**Problem statement:** Extract word for word the lines of the listing from its start to the line holding "(0,0) rectangle (682,805);", both ends kept; pictures are not part of the copy.

**Material provided:**
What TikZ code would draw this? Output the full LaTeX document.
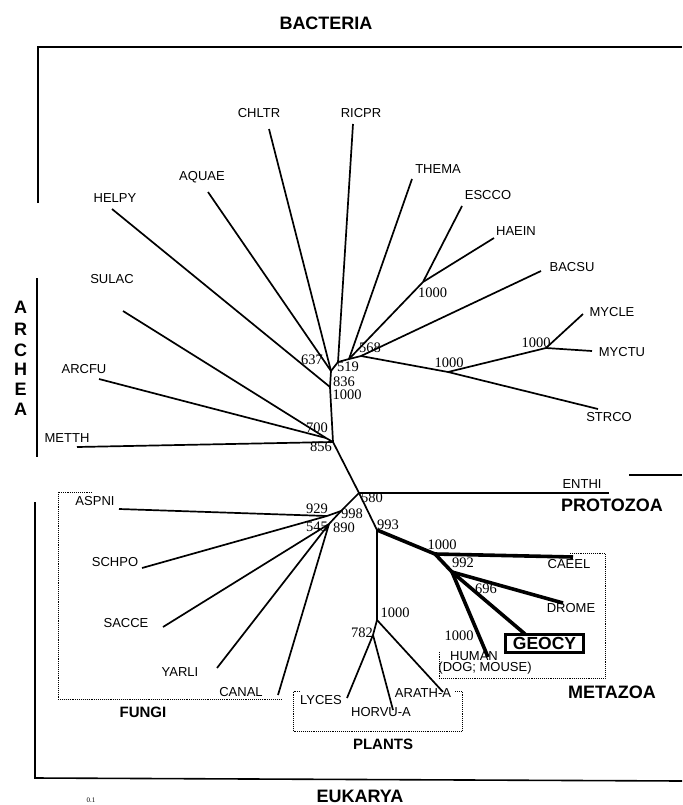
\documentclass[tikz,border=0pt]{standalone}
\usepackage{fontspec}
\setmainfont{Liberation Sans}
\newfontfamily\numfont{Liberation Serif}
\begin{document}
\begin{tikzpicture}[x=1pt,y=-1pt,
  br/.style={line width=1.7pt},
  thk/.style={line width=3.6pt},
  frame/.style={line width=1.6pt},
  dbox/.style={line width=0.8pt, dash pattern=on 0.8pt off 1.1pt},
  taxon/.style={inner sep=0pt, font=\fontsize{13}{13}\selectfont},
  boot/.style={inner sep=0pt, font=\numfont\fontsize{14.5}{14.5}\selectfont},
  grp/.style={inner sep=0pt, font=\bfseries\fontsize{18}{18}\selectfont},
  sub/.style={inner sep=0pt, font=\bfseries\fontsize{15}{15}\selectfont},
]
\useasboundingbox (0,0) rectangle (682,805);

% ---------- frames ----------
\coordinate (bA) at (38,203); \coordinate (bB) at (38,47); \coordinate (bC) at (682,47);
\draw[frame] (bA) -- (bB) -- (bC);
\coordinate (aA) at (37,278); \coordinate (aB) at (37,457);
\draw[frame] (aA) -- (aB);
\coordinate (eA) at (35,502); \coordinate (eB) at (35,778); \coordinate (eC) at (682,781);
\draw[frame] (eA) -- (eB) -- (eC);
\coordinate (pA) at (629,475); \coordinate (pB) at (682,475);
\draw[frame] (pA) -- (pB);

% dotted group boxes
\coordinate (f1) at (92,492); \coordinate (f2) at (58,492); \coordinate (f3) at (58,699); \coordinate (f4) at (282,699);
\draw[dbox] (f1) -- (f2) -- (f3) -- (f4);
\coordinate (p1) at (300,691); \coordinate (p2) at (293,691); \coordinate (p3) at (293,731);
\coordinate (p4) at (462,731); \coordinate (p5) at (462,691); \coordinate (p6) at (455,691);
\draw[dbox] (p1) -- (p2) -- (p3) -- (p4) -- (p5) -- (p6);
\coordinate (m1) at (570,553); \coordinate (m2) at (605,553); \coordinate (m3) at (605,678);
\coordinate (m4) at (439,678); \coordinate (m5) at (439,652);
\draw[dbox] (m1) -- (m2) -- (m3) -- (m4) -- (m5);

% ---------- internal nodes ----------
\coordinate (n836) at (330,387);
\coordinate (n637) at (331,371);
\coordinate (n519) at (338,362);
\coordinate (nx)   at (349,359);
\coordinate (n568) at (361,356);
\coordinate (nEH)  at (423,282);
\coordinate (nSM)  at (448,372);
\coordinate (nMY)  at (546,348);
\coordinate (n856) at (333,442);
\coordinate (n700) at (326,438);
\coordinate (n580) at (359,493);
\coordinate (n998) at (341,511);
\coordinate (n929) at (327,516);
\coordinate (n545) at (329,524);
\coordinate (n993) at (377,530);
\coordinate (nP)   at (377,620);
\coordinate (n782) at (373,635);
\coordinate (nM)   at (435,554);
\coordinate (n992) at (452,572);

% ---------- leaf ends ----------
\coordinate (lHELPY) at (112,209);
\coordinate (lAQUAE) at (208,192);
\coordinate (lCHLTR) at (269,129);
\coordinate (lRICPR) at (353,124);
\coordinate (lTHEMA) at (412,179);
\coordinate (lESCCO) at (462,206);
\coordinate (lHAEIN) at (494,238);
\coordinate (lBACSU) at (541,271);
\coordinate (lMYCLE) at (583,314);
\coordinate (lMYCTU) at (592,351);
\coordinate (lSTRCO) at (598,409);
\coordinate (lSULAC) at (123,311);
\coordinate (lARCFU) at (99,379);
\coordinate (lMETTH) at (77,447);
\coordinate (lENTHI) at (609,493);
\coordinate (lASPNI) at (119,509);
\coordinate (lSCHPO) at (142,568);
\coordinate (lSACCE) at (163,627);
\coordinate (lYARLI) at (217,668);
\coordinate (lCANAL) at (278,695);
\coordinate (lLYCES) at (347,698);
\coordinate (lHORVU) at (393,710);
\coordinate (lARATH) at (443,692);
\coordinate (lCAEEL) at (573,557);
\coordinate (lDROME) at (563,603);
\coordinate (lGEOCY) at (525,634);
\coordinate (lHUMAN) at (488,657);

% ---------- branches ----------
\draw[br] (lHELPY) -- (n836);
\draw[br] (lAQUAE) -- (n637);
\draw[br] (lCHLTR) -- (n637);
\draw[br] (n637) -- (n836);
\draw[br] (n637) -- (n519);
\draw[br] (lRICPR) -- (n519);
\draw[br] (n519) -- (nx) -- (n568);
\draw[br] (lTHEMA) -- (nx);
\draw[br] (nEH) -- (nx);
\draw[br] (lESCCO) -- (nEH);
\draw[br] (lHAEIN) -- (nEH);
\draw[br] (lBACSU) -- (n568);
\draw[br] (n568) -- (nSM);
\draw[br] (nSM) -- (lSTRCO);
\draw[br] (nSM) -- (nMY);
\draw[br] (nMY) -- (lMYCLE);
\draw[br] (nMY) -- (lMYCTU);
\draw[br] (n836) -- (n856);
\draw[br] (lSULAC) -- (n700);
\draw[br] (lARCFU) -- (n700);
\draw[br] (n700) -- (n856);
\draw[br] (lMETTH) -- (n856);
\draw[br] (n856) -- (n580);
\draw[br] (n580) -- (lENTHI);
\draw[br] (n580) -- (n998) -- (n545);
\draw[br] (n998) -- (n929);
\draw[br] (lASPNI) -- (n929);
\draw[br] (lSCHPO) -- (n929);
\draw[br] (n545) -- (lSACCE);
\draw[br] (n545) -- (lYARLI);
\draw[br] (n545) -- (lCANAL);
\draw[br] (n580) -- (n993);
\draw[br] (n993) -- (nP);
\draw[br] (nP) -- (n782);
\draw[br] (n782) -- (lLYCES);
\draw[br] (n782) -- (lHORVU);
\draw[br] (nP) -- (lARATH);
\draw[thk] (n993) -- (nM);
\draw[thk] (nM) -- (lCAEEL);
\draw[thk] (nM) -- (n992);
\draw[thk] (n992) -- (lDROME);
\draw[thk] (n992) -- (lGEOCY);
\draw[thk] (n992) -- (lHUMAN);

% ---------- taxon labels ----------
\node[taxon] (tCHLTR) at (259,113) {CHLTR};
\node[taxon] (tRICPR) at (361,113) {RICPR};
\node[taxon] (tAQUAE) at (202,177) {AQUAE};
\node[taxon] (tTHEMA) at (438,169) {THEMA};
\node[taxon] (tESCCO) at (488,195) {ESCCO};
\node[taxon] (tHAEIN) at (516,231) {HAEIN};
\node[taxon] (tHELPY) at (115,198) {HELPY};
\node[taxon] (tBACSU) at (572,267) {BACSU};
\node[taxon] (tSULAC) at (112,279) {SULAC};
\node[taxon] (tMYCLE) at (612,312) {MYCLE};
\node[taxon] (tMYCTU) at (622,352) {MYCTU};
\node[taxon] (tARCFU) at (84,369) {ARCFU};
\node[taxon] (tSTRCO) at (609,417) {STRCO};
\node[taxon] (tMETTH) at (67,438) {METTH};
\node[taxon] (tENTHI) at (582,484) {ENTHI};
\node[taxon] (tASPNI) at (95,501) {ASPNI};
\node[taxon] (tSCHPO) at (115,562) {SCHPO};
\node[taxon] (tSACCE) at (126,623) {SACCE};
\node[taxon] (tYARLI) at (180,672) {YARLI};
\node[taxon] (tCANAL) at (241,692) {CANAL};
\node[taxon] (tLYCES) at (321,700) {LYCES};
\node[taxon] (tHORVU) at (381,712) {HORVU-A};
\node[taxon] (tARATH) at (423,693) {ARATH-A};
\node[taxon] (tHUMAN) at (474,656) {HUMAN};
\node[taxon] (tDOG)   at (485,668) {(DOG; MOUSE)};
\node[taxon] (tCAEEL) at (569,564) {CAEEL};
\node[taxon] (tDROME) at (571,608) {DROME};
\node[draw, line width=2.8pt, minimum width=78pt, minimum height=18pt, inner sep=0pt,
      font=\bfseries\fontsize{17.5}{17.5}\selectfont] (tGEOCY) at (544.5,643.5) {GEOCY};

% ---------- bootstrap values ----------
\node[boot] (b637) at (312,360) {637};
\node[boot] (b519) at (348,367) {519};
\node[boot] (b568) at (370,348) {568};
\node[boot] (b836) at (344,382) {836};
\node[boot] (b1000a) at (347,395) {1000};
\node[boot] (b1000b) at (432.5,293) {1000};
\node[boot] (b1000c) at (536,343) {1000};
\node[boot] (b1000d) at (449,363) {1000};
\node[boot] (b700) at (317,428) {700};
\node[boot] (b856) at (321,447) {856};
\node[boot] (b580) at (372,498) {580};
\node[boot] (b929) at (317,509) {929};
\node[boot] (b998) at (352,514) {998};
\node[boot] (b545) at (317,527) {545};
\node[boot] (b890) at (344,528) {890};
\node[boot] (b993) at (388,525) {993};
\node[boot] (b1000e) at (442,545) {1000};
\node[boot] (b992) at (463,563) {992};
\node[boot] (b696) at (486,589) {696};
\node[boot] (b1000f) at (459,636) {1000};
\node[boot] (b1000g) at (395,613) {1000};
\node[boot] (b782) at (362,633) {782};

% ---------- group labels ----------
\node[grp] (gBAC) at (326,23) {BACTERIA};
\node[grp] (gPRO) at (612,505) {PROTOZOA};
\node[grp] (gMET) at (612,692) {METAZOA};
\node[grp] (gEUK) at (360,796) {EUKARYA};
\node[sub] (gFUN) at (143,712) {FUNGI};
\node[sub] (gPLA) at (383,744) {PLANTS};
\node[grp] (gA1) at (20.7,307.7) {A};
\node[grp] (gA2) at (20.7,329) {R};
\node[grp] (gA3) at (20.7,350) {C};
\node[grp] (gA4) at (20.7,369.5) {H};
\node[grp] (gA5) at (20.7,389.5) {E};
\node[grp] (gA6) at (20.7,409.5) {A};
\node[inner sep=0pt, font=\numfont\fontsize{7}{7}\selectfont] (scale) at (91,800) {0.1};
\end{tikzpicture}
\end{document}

**Exercise answer:**
What TikZ code would draw this? Output the full LaTeX document.
\documentclass[tikz,border=0pt]{standalone}
\usepackage{fontspec}
\setmainfont{Liberation Sans}
\newfontfamily\numfont{Liberation Serif}
\begin{document}
\begin{tikzpicture}[x=1pt,y=-1pt,
  br/.style={line width=1.7pt},
  thk/.style={line width=3.6pt},
  frame/.style={line width=1.6pt},
  dbox/.style={line width=0.8pt, dash pattern=on 0.8pt off 1.1pt},
  taxon/.style={inner sep=0pt, font=\fontsize{13}{13}\selectfont},
  boot/.style={inner sep=0pt, font=\numfont\fontsize{14.5}{14.5}\selectfont},
  grp/.style={inner sep=0pt, font=\bfseries\fontsize{18}{18}\selectfont},
  sub/.style={inner sep=0pt, font=\bfseries\fontsize{15}{15}\selectfont},
]
\useasboundingbox (0,0) rectangle (682,805);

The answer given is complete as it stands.